В последнее десятилетие XX века творчество Мейерхольда все больше привлекает внимание исследователей. После реабилитации режиссера и возвращения его в число наиболее притягательных для изучения художественных имен, после книг 1960-х годов, среди которых особая роль по праву принадлежит капитальной монографии К. Л. Рудницкого «Режиссер Мейерхольд», в 90-е годы появились важные издания, один перечень которых занял бы немалое место[2]. Знакомство с обширным массивом неизвестного ранее фактического материала требует и новых методологических подходов к его рассмотрению.
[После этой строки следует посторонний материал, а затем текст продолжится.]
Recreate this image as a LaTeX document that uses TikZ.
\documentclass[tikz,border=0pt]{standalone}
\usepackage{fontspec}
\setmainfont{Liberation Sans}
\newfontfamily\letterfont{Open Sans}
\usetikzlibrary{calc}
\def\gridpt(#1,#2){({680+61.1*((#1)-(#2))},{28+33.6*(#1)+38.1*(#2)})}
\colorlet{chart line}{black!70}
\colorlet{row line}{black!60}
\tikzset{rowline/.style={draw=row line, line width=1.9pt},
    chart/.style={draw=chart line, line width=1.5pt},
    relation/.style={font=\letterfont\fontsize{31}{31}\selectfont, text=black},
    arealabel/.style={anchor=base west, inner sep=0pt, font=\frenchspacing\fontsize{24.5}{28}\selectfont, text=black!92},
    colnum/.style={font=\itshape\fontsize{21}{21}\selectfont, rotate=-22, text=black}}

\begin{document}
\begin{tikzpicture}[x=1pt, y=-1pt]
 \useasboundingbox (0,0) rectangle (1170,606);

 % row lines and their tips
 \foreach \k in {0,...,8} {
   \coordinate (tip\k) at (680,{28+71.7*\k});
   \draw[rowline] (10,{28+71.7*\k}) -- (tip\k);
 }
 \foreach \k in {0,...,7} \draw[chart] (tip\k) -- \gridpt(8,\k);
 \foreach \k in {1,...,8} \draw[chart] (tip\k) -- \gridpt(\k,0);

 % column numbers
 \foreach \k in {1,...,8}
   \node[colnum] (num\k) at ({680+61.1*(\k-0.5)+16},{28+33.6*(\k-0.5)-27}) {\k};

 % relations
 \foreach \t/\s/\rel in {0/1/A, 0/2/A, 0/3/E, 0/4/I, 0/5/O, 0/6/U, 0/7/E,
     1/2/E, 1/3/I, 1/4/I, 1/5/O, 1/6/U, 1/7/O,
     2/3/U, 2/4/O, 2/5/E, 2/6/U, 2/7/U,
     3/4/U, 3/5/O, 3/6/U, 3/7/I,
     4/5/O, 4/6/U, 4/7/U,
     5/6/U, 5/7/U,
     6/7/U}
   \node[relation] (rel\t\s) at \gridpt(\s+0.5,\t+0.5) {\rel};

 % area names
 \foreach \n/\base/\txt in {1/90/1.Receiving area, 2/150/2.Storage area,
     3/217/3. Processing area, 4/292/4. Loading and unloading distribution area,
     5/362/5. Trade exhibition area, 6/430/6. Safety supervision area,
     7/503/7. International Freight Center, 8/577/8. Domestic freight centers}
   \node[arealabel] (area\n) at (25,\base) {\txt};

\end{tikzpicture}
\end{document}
Ранее общая история страны писалась определенными людьми (точнее, организациями) с еще более определенными задачами, а частная история любого искусства должна была каким-то образом с ней корреспондировать, сотрудничать, подстраиваясь под «генеральную линию». С этим было связано продолжающееся десятилетиями искажение реальной истории русского театра советского периода, связанное, в частности, с настойчивым выдвижением на первый план творчества таких драматургов, как А. Афиногенов, В. Билль-Белоцерковский, Вс. Вишневский, В. Киршон, Н. Погодин, Б. Ромашов, — и забвением, оттеснением имен других, таких, как М. Булгаков, Евг. Замятин, Ю. Олеша, А. Платонов. Компромиссным вариантом становилась переинтерпретация (перекодировка, как говорят сегодня) творчества художников (яркими примерами здесь могут служить театроведческие и критические статьи и книги о пьесах М. Булгакова, В. Маяковского, К. Тренева и многих других), которой за десятилетия отечественной истории 1930–1980-х годов не избежал никто. Достаточно вспомнить, что социальные утопии В. Маяковского и гротескные эрдмановские вещи интерпретировались как «направленные против мещанства», а драмы М. Булгакова «Дни Турбиных» и «Бег» вписывались в тематический рубрикатор в качестве «пьес о революции и Гражданской войне».